Comparative heuristics and experiment settings: To solve the \( MILP^{JH} \), the solver CPLEX 12.6.0 is used in mixed-integer programming mode. \( LocBra\_GED \) algorithm is implemented in C language. The tests were executed on a machine with the following configuration: Windows 7 (64-bit), Intel Xeon E5 4 cores and 8 GB RAM. \( LocBra\_GED \) is applied on all instances with the following parameter values: \( k = 20 \), \( k\_dv = 30 \), \( total\_time\_limit = 900s \), \( node\_time\_limit = 180s \). Since \( LocBra\_GED \) uses CPLEX with time limit, it is interesting to study the performance of the solver itself with the same time limit in order to see whether the proposed heuristic actually improves the solution of the problem, the method is called CPLEX-900s. Other competitive heuristics are included in the experiment such as BeamSearch and SBPBeam. Both are based on beam-search method, so their performance varies based on the choice of the beam size, therefore two versions of each are considered: BeamSearch 5, BeamSearch 15000, SBPBeam 5 and SBPBeam 400. All parameter values are set based on preliminary experiments that are not shown here. For instance, beam sizes 15000 and 400 increases the execution time of BeamSearch and SBPBeam to be around 900s. For each heuristic, the following values are computed for each subset of graphs: \( t_{avg} \) is the average CPU time in seconds for all instances. Then, \( d_{min}, d_{avg}, d_{max} \) are the deviation percentages between the solutions obtained by one heuristic, and the optimal solutions. Given an instance I and a heuristic H, deviation percentage is equal to \( \frac{solution^H_I - optimal_I}{optimal_I} \times 100 \), with \( optimal_I \) is the optimal solution for I. Lastly, \( \eta _{I} \) represents the number of solutions obtained by a heuristic that are equal to the optimal ones.
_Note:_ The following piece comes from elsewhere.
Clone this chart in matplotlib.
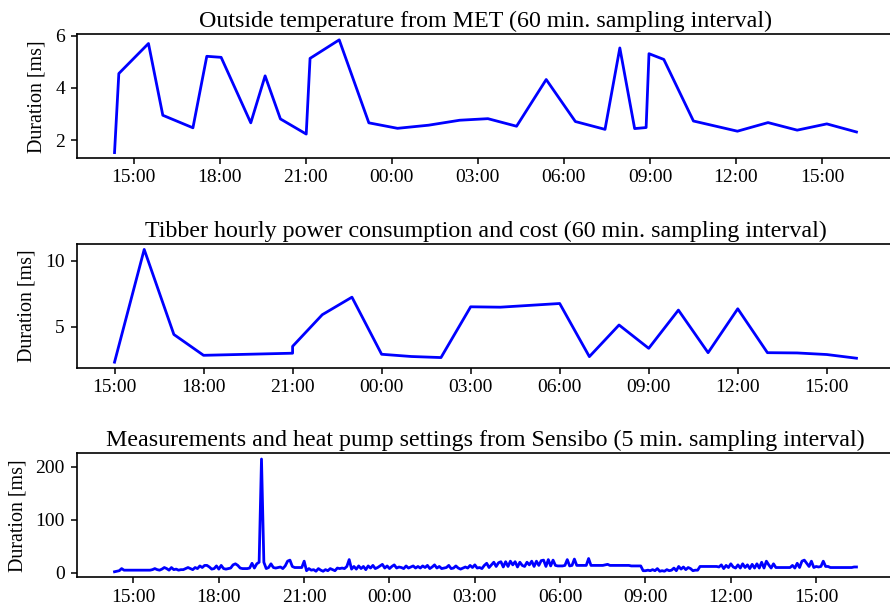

Results and analysis: Table 1 shows the results of the experiment. Looking at \( \eta _I \), \(LocBra\_GED\) and CPLEX 900s heuristics seem to have the highest values among the others. Moreover, \(LocBra\_GED\) has higher values than CPLEX 900s for all subsets except Mixed with 87 against 84 solutions equal to the optimal. Now considering the \( d_{avg} \), again \(LocBra\_GED\) and CPLEX 900s has the smallest deviations w.r.t. the optimal solutions (always less than \( 2\% \)). For easy instances (subsets 10 to 40), both heuristics have scored \( 0\% \), except for subset 40 where \(LocBra\_GED\) has \( 0.06\% \) average deviation, but still very close to CPLEX 900s. For hard instances (subsets 50 to 70), \(LocBra\_GED\) has the lowest deviations (always less than \( 1\% \)). The same conclusion can be seen when checking the deviations for Mixed subset. The \( d_{avg} \) values for beam-search based methods are very high comparing to the first two heuristics, where on hard instances they reach over \( 100\% \) (e.g. SBPBeam for subset 70 has \( 107\% \)). Regarding the execution time of the heuristics, BeamSearch 5 is the fastest with \( t_{avg} \) always less than 0.2s, but in terms of solution quality it is very far from the optimal with \( d_{avg} \) up to \( 73\% \). And even after increasing the beam size for both BeamSearch and SBPBeam both are not able to provide better solutions and the average deviations remain very high. BeamSearch 15000 was not applicable on subset Mixed because it did not return feasible solutions for all the instances, so the deviations and \( \eta _I \) are not computed. In summary, \( LocBra\_GED \) is the most accurate and has provided near optimal solutions.

5 Conclusion

In this work, a local branching heuristic is proposed for the GED problem. As a conclusion, \( LocBra\_GED \) significantly improves the literature heuristics and provides near optimal solutions. This is basically due, to the analysis and the branching scheme combined with the efficiency of CPLEX when solving \( MILP^{JH} \) model. A second important factor is the diversification procedure that is problem dependent and really helps escaping local optima solutions. Next, more heuristic algorithms will be tested against \( LocBra\_GED \), and more techniques will be investigated in order to boost the solution of the method and also to allow dealing with graphs that have attributes on their edges.